<<<<

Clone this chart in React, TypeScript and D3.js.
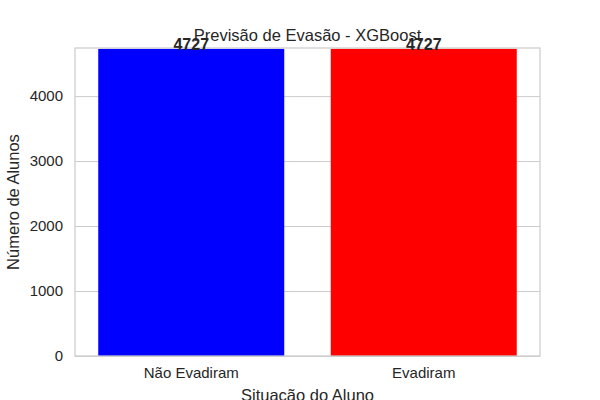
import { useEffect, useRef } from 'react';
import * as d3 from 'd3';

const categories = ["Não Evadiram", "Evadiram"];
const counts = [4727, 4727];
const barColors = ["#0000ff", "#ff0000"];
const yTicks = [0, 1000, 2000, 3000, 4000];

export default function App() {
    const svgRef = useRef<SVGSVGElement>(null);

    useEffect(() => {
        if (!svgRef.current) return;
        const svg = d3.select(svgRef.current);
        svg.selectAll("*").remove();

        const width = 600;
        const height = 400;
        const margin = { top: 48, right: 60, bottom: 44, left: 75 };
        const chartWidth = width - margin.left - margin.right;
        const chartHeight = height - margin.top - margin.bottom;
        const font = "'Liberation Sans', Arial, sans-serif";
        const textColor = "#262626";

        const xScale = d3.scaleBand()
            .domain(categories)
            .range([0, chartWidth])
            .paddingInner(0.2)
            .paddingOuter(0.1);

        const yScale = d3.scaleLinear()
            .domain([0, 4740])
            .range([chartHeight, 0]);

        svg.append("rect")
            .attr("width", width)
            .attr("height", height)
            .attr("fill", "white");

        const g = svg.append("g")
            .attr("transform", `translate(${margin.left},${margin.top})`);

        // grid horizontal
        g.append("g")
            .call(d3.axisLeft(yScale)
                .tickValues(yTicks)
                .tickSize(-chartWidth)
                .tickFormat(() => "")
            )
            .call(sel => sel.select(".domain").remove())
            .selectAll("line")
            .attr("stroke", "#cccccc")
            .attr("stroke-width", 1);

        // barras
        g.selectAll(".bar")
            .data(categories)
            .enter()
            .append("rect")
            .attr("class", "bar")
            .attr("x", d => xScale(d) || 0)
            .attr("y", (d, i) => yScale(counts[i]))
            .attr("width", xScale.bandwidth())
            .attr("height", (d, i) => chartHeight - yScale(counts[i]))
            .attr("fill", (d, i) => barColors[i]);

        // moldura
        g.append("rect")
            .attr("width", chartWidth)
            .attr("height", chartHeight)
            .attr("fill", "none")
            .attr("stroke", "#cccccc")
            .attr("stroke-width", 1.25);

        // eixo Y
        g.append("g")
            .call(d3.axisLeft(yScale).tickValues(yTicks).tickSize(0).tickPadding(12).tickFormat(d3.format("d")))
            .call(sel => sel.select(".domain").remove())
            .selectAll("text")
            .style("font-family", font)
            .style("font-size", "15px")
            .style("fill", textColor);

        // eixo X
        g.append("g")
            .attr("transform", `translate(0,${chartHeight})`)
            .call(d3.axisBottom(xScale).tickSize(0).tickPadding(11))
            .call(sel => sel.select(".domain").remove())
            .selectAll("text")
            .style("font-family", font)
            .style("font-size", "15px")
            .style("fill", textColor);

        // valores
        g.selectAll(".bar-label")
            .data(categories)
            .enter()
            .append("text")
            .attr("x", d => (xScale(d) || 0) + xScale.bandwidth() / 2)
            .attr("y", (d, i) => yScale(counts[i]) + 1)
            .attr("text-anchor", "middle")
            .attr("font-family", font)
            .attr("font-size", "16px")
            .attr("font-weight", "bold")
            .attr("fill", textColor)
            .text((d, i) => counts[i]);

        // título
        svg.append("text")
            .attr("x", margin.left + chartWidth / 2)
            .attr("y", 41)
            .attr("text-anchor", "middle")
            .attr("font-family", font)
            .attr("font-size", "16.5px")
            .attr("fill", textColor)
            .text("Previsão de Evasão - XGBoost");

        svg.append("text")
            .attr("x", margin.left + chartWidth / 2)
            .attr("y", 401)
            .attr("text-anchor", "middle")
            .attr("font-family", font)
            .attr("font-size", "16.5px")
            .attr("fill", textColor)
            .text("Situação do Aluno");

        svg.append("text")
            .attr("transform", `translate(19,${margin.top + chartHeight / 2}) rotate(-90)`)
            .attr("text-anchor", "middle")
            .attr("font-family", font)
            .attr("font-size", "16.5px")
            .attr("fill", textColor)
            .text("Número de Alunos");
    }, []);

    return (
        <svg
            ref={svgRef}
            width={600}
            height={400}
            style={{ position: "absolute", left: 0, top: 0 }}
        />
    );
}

>>>>

INSTRUCTION: Transcribe all the lines above exactly, apart from the pictures.

SOLUTION:
Clone this chart in React, TypeScript and D3.js.
import { useEffect, useRef } from 'react';
import * as d3 from 'd3';

const categories = ["Não Evadiram", "Evadiram"];
const counts = [4727, 4727];
const barColors = ["#0000ff", "#ff0000"];
const yTicks = [0, 1000, 2000, 3000, 4000];

export default function App() {
    const svgRef = useRef<SVGSVGElement>(null);

    useEffect(() => {
        if (!svgRef.current) return;
        const svg = d3.select(svgRef.current);
        svg.selectAll("*").remove();

        const width = 600;
        const height = 400;
        const margin = { top: 48, right: 60, bottom: 44, left: 75 };
        const chartWidth = width - margin.left - margin.right;
        const chartHeight = height - margin.top - margin.bottom;
        const font = "'Liberation Sans', Arial, sans-serif";
        const textColor = "#262626";

        const xScale = d3.scaleBand()
            .domain(categories)
            .range([0, chartWidth])
            .paddingInner(0.2)
            .paddingOuter(0.1);

        const yScale = d3.scaleLinear()
            .domain([0, 4740])
            .range([chartHeight, 0]);

        svg.append("rect")
            .attr("width", width)
            .attr("height", height)
            .attr("fill", "white");

        const g = svg.append("g")
            .attr("transform", `translate(${margin.left},${margin.top})`);

        // grid horizontal
        g.append("g")
            .call(d3.axisLeft(yScale)
                .tickValues(yTicks)
                .tickSize(-chartWidth)
                .tickFormat(() => "")
            )
            .call(sel => sel.select(".domain").remove())
            .selectAll("line")
            .attr("stroke", "#cccccc")
            .attr("stroke-width", 1);

        // barras
        g.selectAll(".bar")
            .data(categories)
            .enter()
            .append("rect")
            .attr("class", "bar")
            .attr("x", d => xScale(d) || 0)
            .attr("y", (d, i) => yScale(counts[i]))
            .attr("width", xScale.bandwidth())
            .attr("height", (d, i) => chartHeight - yScale(counts[i]))
            .attr("fill", (d, i) => barColors[i]);

        // moldura
        g.append("rect")
            .attr("width", chartWidth)
            .attr("height", chartHeight)
            .attr("fill", "none")
            .attr("stroke", "#cccccc")
            .attr("stroke-width", 1.25);

        // eixo Y
        g.append("g")
            .call(d3.axisLeft(yScale).tickValues(yTicks).tickSize(0).tickPadding(12).tickFormat(d3.format("d")))
            .call(sel => sel.select(".domain").remove())
            .selectAll("text")
            .style("font-family", font)
            .style("font-size", "15px")
            .style("fill", textColor);

        // eixo X
        g.append("g")
            .attr("transform", `translate(0,${chartHeight})`)
            .call(d3.axisBottom(xScale).tickSize(0).tickPadding(11))
            .call(sel => sel.select(".domain").remove())
            .selectAll("text")
            .style("font-family", font)
            .style("font-size", "15px")
            .style("fill", textColor);

        // valores
        g.selectAll(".bar-label")
            .data(categories)
            .enter()
            .append("text")
            .attr("x", d => (xScale(d) || 0) + xScale.bandwidth() / 2)
            .attr("y", (d, i) => yScale(counts[i]) + 1)
            .attr("text-anchor", "middle")
            .attr("font-family", font)
            .attr("font-size", "16px")
            .attr("font-weight", "bold")
            .attr("fill", textColor)
            .text((d, i) => counts[i]);

        // título
        svg.append("text")
            .attr("x", margin.left + chartWidth / 2)
            .attr("y", 41)
            .attr("text-anchor", "middle")
            .attr("font-family", font)
            .attr("font-size", "16.5px")
            .attr("fill", textColor)
            .text("Previsão de Evasão - XGBoost");

        svg.append("text")
            .attr("x", margin.left + chartWidth / 2)
            .attr("y", 401)
            .attr("text-anchor", "middle")
            .attr("font-family", font)
            .attr("font-size", "16.5px")
            .attr("fill", textColor)
            .text("Situação do Aluno");

        svg.append("text")
            .attr("transform", `translate(19,${margin.top + chartHeight / 2}) rotate(-90)`)
            .attr("text-anchor", "middle")
            .attr("font-family", font)
            .attr("font-size", "16.5px")
            .attr("fill", textColor)
            .text("Número de Alunos");
    }, []);

    return (
        <svg
            ref={svgRef}
            width={600}
            height={400}
            style={{ position: "absolute", left: 0, top: 0 }}
        />
    );
}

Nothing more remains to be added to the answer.